= Serial Vector Format =

Serial Vector Format (SVF) is a file format that contains boundary scan vectors to be sent to an electronic circuit using a JTAG interface. Boundary scan vectors consist of the following data:
- Stimulus data: This is data to be sent to a device or electronic circuit
- Expected response: This is the data the device or circuit is expected to send back if there is no error
- Mask data: Defines which bits in the expected response are valid; other bits of the device's response are unknown and must be ignored when comparing the expected response and the data returned from the circuit
- Additional information on how to send the data (e.g. maximum clock frequency)

The SVF standard was jointly developed by companies Texas Instruments and Teradyne. Control over the format has been handed off to boundary-scan solution provider ASSET InterTech. The most recent revision is Revision E.

SVF files are used to transfer boundary scan data between tools. As an example a VHDL compiler may create an SVF file that is read by a tool for programming CPLDs.

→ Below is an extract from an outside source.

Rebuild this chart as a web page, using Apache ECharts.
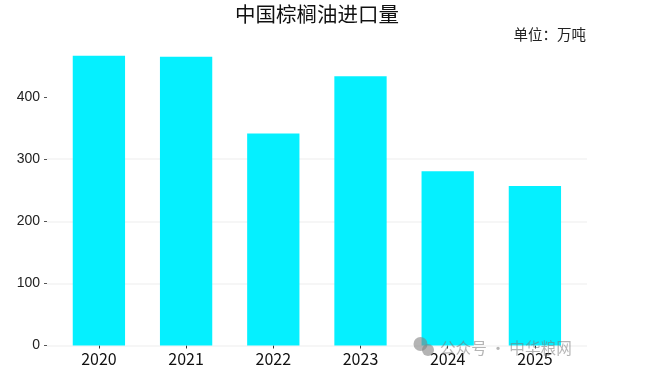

The SVF file is defined as an ASCII file that consists of a set of SVF statements. The maximum number of characters allowed on a line is 256, although one SVF statement can span more than one line. Each statement consists of a command and associated parameters. Each SVF statement is terminated by a semicolon. SVF is not case sensitive. Comments can be inserted into a SVF file after an exclamation point ‘!’ or a pair of slashes ‘//’. Either ‘//’ or ‘!’ will comment out the remainder of the line.

== SVF commands ==

- ENDDR: Specifies default end state for DR scan operations.
- ENDIR: Specifies default end state for IR scan operations.
- FREQUENCY: Specifies maximum test clock frequency for IEEE 1149.1 bus operations.
- HDR: (Header Data Register) Specifies a header pattern that is prepended to the beginning of subsequent DR scan operations.
- HIR: (Header Instruction Register) Specifies a header pattern that is prepended to the beginning of subsequent IR scan operations.
- PIO: (Parallel Input/Output) Specifies a parallel test pattern.
- PIOMAP: (Parallel Input/Output Map) Maps PIO column positions to a logical pin.
- RUNTEST: Forces the IEEE 1149.1 bus to a run state for a specified number of clocks or a specified time period.
- SDR: (Scan Data Register) Performs an IEEE 1149.1 Data Register scan.
- SIR: (Scan Instruction Register) Performs an IEEE 1149.1 Instruction Register scan.
- STATE: Forces the IEEE 1149.1 bus to a specified stable state.
- TDR: (Trailer Data Register) Specifies a trailer pattern that is appended to the end of subsequent DR scan operations.
- TIR: (Trailer Instruction Register) Specifies a trailer pattern that is appended to the end of subsequent IR scan operations.
- TRST: (Test ReSeT) Controls the optional Test Reset line.